JustArts:  Tell me a little bit about your experience with improv performance or performance in general.

Jason Kwan:  I joined Bad Grammer during my sophomore year at Brandeis. I was nervous to audition at first, but I was persuaded by some of my upperclassmen friends who already were in improv groups. It’s been an absolute joy ever since; it’s such an honor to perform with such caring, funny, and supportive people.

JA: What do consider the most important quality for an improv performer?
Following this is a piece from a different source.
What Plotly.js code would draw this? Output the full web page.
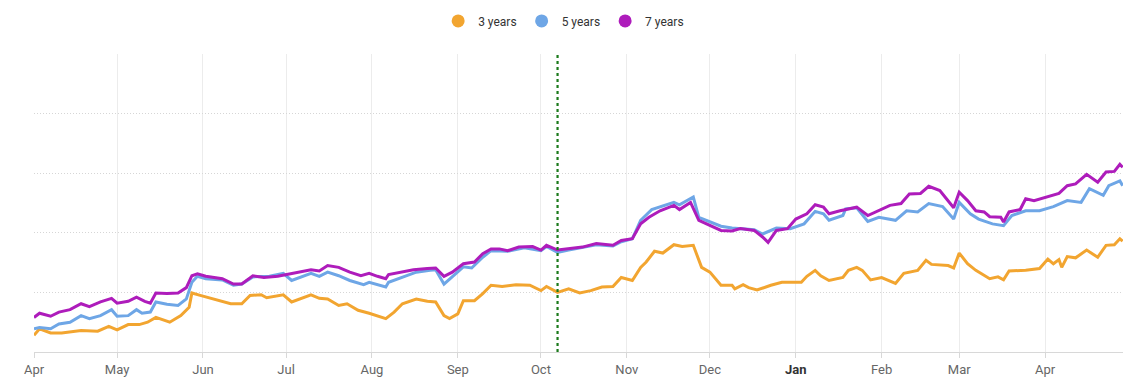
<!DOCTYPE html>
<html>
<head>
<meta charset="utf-8">
<script src="https://cdn.plot.ly/plotly-3.0.1.min.js"></script>
<style>
html,body{margin:0;padding:0;background:#fff;}
#chart{width:1141px;height:388px;}
</style>
</head>
<body>
<div id="chart"></div>
<script>
// ---- data ----
const seriesNames = ["3 years", "5 years", "7 years"];
const seriesColors = ["#F2A530", "#6EA6E6", "#AE1CBB"];

const dates3 = ["2022-04-01","2022-04-03","2022-04-07","2022-04-11","2022-04-18","2022-04-24","2022-04-28","2022-05-01","2022-05-05","2022-05-09","2022-05-12","2022-05-15","2022-05-20","2022-05-24","2022-05-27","2022-05-28","2022-05-31","2022-06-05","2022-06-11","2022-06-15","2022-06-18","2022-06-22","2022-06-24","2022-06-30","2022-07-03","2022-07-10","2022-07-13","2022-07-16","2022-07-20","2022-07-23","2022-07-27","2022-07-31","2022-08-03","2022-08-06","2022-08-09","2022-08-12","2022-08-17","2022-08-21","2022-08-24","2022-08-27","2022-08-29","2022-09-01","2022-09-03","2022-09-07","2022-09-10","2022-09-13","2022-09-17","2022-09-22","2022-09-27","2022-10-01","2022-10-03","2022-10-07","2022-10-11","2022-10-15","2022-10-19","2022-10-23","2022-10-27","2022-10-30","2022-11-03","2022-11-06","2022-11-08","2022-11-11","2022-11-14","2022-11-18","2022-11-21","2022-11-25","2022-11-28","2022-12-01","2022-12-05","2022-12-09","2022-12-10","2022-12-13","2022-12-15","2022-12-18","2022-12-23","2022-12-27","2023-01-03","2023-01-05","2023-01-08","2023-01-10","2023-01-13","2023-01-18","2023-01-20","2023-01-23","2023-01-25","2023-01-28","2023-02-01","2023-02-06","2023-02-09","2023-02-14","2023-02-17","2023-02-19","2023-02-25","2023-02-27","2023-03-01","2023-03-04","2023-03-07","2023-03-12","2023-03-15","2023-03-17","2023-03-19","2023-03-25","2023-03-30","2023-04-02","2023-04-04","2023-04-06","2023-04-07","2023-04-09","2023-04-12","2023-04-16","2023-04-20","2023-04-23","2023-04-26","2023-04-28","2023-04-29"];
const values3 = [0.28,0.39,0.32,0.32,0.36,0.35,0.43,0.37,0.46,0.46,0.50,0.58,0.50,0.61,0.75,0.99,0.95,0.89,0.81,0.81,0.95,0.96,0.91,0.96,0.84,0.96,0.90,0.89,0.78,0.81,0.70,0.65,0.61,0.56,0.67,0.81,0.89,0.85,0.84,0.61,0.56,0.64,0.86,0.86,0.98,1.12,1.10,1.13,1.12,1.03,1.10,1.00,1.06,0.99,1.03,1.09,1.10,1.25,1.20,1.42,1.51,1.69,1.66,1.80,1.77,1.79,1.42,1.34,1.12,1.12,1.06,1.13,1.08,1.04,1.12,1.17,1.17,1.27,1.37,1.28,1.20,1.25,1.37,1.42,1.37,1.21,1.25,1.15,1.32,1.37,1.54,1.47,1.45,1.41,1.66,1.48,1.37,1.23,1.26,1.21,1.36,1.37,1.40,1.56,1.48,1.55,1.42,1.60,1.58,1.71,1.59,1.79,1.80,1.90,1.86];

const dates5 = ["2022-04-01","2022-04-03","2022-04-07","2022-04-10","2022-04-14","2022-04-18","2022-04-21","2022-04-25","2022-04-29","2022-05-01","2022-05-05","2022-05-08","2022-05-10","2022-05-13","2022-05-15","2022-05-19","2022-05-23","2022-05-26","2022-05-28","2022-05-30","2022-06-02","2022-06-08","2022-06-12","2022-06-15","2022-06-19","2022-06-25","2022-06-30","2022-07-03","2022-07-10","2022-07-13","2022-07-16","2022-07-20","2022-07-24","2022-07-29","2022-07-31","2022-08-04","2022-08-06","2022-08-07","2022-08-12","2022-08-17","2022-08-22","2022-08-24","2022-08-27","2022-08-30","2022-09-03","2022-09-06","2022-09-10","2022-09-13","2022-09-19","2022-09-25","2022-10-01","2022-10-03","2022-10-07","2022-10-11","2022-10-16","2022-10-21","2022-10-27","2022-10-30","2022-11-03","2022-11-06","2022-11-10","2022-11-18","2022-11-20","2022-11-25","2022-11-27","2022-12-05","2022-12-09","2022-12-17","2022-12-20","2022-12-25","2022-12-30","2023-01-04","2023-01-08","2023-01-11","2023-01-13","2023-01-18","2023-01-19","2023-01-23","2023-01-27","2023-01-31","2023-02-06","2023-02-10","2023-02-14","2023-02-18","2023-02-23","2023-02-27","2023-03-01","2023-03-05","2023-03-08","2023-03-13","2023-03-17","2023-03-20","2023-03-25","2023-03-30","2023-04-04","2023-04-09","2023-04-14","2023-04-17","2023-04-22","2023-04-24","2023-04-28","2023-04-29"];
const values5 = [0.39,0.41,0.39,0.47,0.50,0.61,0.56,0.61,0.71,0.60,0.61,0.71,0.65,0.67,0.84,0.80,0.78,0.89,1.17,1.27,1.23,1.21,1.12,1.14,1.26,1.27,1.32,1.20,1.32,1.27,1.34,1.28,1.20,1.13,1.17,1.12,1.09,1.17,1.26,1.34,1.37,1.38,1.14,1.26,1.43,1.41,1.59,1.70,1.69,1.75,1.70,1.77,1.67,1.71,1.75,1.80,1.78,1.85,1.90,2.21,2.39,2.51,2.47,2.60,2.26,2.11,2.08,2.05,1.98,2.08,2.07,2.15,2.36,2.32,2.21,2.29,2.40,2.42,2.19,2.26,2.21,2.37,2.35,2.49,2.44,2.23,2.51,2.32,2.23,2.15,2.12,2.29,2.37,2.37,2.44,2.54,2.51,2.74,2.63,2.79,2.87,2.79];

const dates7 = ["2022-04-01","2022-04-03","2022-04-07","2022-04-10","2022-04-14","2022-04-18","2022-04-21","2022-04-25","2022-04-29","2022-05-01","2022-05-05","2022-05-08","2022-05-11","2022-05-13","2022-05-15","2022-05-19","2022-05-23","2022-05-26","2022-05-28","2022-05-30","2022-06-02","2022-06-08","2022-06-12","2022-06-15","2022-06-19","2022-06-23","2022-06-28","2022-07-02","2022-07-10","2022-07-13","2022-07-16","2022-07-20","2022-07-24","2022-07-28","2022-07-31","2022-08-03","2022-08-06","2022-08-07","2022-08-12","2022-08-16","2022-08-21","2022-08-24","2022-08-27","2022-08-30","2022-09-03","2022-09-07","2022-09-10","2022-09-13","2022-09-16","2022-09-19","2022-09-23","2022-09-28","2022-10-01","2022-10-03","2022-10-07","2022-10-11","2022-10-16","2022-10-21","2022-10-27","2022-10-30","2022-11-03","2022-11-06","2022-11-09","2022-11-13","2022-11-18","2022-11-20","2022-11-24","2022-11-27","2022-12-01","2022-12-05","2022-12-09","2022-12-12","2022-12-17","2022-12-20","2022-12-22","2022-12-25","2022-12-29","2023-01-01","2023-01-05","2023-01-08","2023-01-11","2023-01-13","2023-01-17","2023-01-19","2023-01-23","2023-01-27","2023-01-31","2023-02-04","2023-02-08","2023-02-11","2023-02-15","2023-02-18","2023-02-22","2023-02-25","2023-02-27","2023-03-01","2023-03-04","2023-03-07","2023-03-10","2023-03-12","2023-03-16","2023-03-17","2023-03-19","2023-03-23","2023-03-25","2023-03-28","2023-04-02","2023-04-06","2023-04-09","2023-04-12","2023-04-16","2023-04-20","2023-04-23","2023-04-26","2023-04-28","2023-04-29"];
const values7 = [0.58,0.65,0.60,0.67,0.71,0.81,0.76,0.84,0.90,0.82,0.85,0.92,0.85,0.82,0.99,0.98,0.99,1.08,1.28,1.31,1.27,1.23,1.14,1.14,1.28,1.25,1.27,1.31,1.38,1.36,1.45,1.42,1.34,1.28,1.32,1.27,1.23,1.30,1.34,1.38,1.40,1.41,1.27,1.34,1.48,1.51,1.65,1.73,1.73,1.70,1.76,1.77,1.71,1.79,1.71,1.73,1.76,1.82,1.79,1.87,1.90,2.15,2.26,2.37,2.46,2.39,2.51,2.21,2.12,2.04,2.03,2.07,2.04,1.93,1.84,2.04,2.07,2.23,2.32,2.47,2.43,2.32,2.37,2.39,2.43,2.29,2.37,2.46,2.49,2.65,2.66,2.78,2.71,2.54,2.42,2.68,2.54,2.37,2.35,2.27,2.26,2.18,2.35,2.39,2.57,2.54,2.60,2.66,2.79,2.82,2.98,2.85,3.02,3.03,3.15,3.10];

const monthTicks = ["2022-04-01","2022-05-01","2022-06-01","2022-07-01","2022-08-01","2022-09-01","2022-10-01","2022-11-01","2022-12-01","2023-01-01","2023-02-01","2023-03-01","2023-04-01"];
const monthLabels = ["Apr","May","Jun","Jul","Aug","Sep","Oct","Nov","Dec","<b style=\"color:#333\">Jan</b>","Feb","Mar","Apr"];
const markerDate = "2022-10-07";
const xStart = "2022-04-01";
const xEnd = "2023-04-29 03:00";

// ---- traces ----
const allDates = [dates3, dates5, dates7];
const allValues = [values3, values5, values7];
const traces = [];
for (let i = 0; i < 3; i++) {
  traces.push({
    type: "scatter", mode: "lines",
    x: allDates[i], y: allValues[i],
    line: {color: seriesColors[i], width: 3},
    showlegend: false, hoverinfo: "skip", name: seriesNames[i]
  });
}
for (let i = 0; i < 3; i++) {
  traces.push({
    type: "scatter", mode: "markers",
    x: [null], y: [null],
    marker: {color: seriesColors[i], size: 13, symbol: "circle"},
    name: seriesNames[i], showlegend: true
  });
}

const layout = {
  width: 1141, height: 388,
  margin: {l: 34, r: 18, t: 54, b: 36},
  paper_bgcolor: "#fff", plot_bgcolor: "#fff",
  font: {family: "Roboto, Arial, sans-serif", color: "#666", size: 13},
  showlegend: true,
  legend: {
    orientation: "h", xref: "container", yref: "container",
    x: 0.494, xanchor: "center", y: 0.946, yanchor: "middle",
    font: {size: 12, color: "#333"}, itemwidth: 30, tracegroupgap: 0
  },
  xaxis: {
    type: "date", range: [xStart, xEnd],
    tickvals: monthTicks, ticktext: monthLabels,
    showgrid: true, gridcolor: "#ececec", gridwidth: 1,
    showline: true, linecolor: "#d8d8d8", linewidth: 1,
    ticks: "outside", ticklen: 5, tickcolor: "#d8d8d8",
    zeroline: false, tickfont: {size: 13, color: "#666"}
  },
  yaxis: {
    range: [0, 5], dtick: 1, tick0: 0,
    showticklabels: false, showgrid: true, gridcolor: "#d6d6d6", griddash: "1px,2px",
    zeroline: false, showline: false, ticks: ""
  },
  shapes: [{
    type: "line", xref: "x", yref: "paper",
    x0: markerDate, x1: markerDate, y0: 0, y1: 1,
    line: {color: "#1b7a1b", width: 2.2, dash: "dot"}
  }]
};

Plotly.newPlot("chart", traces, layout, {displayModeBar: false, staticPlot: true});
</script>
</body>
</html>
JK: I think a good improviser should be open-minded and willing to be goofy on stage. No right-minded college student who does comedy in their spare time should think too highly of themselves. If you trust the people who you perform with and have fun doing so, then you can easily become comfortable performing on stage.

JA:  Unlike  many other forms of performances, improv is very much unscripted. How do you prepare for a show?

JK: I prepare for shows by getting plenty of sleep, drinking lots of water, and eating my fruits and vegetables. In the minutes before shows begin, every member of Bad Grammer goes over their goals for the evening and what they hope to accomplish. Then everyone gets a hug because improv is all about support.

JA: It takes more than one person to put on a great show. How do improv performers help each other during a performance when nothing is planned out?  

JK: Improvisers always have each other’s backs, and that means we don’t let ourselves get too caught up in trying to tell a joke. We can count on each other to continue the scene with whatever comes to mind. Trying to force a joke is counterintuitive to the improv process. It’s all about making a scene with the partners you have on stage. 

JA: Many people are hesitant to try improv because of the fear of drawing a blank  in front of a crowd of strangers. Do you have any suggestions for them?

JK: Everyone is funny. Yes, you too. The great thing about improv is that even if you blank on stage, you have another improviser right next to you to continue the scene until you can get back on your feet. Even better, your partner can help you bring out your inherent comedic talent even if you do not initially plan on the scene. Make each other laugh!         

JA: What’s the best reaction you expect from the audience?

JK: The best reactions from the audience is when everyone is having a good time. You don’t need to make everyone in the audience double over in a belly laugh. If they smile, engage with the improvisers, give suggestions, and laugh when a good zinger is told, then that’s all I can ask for.

JA: Is there anything else that you would like to add?

JK: Bad Grammer are the spiciest bois on campus.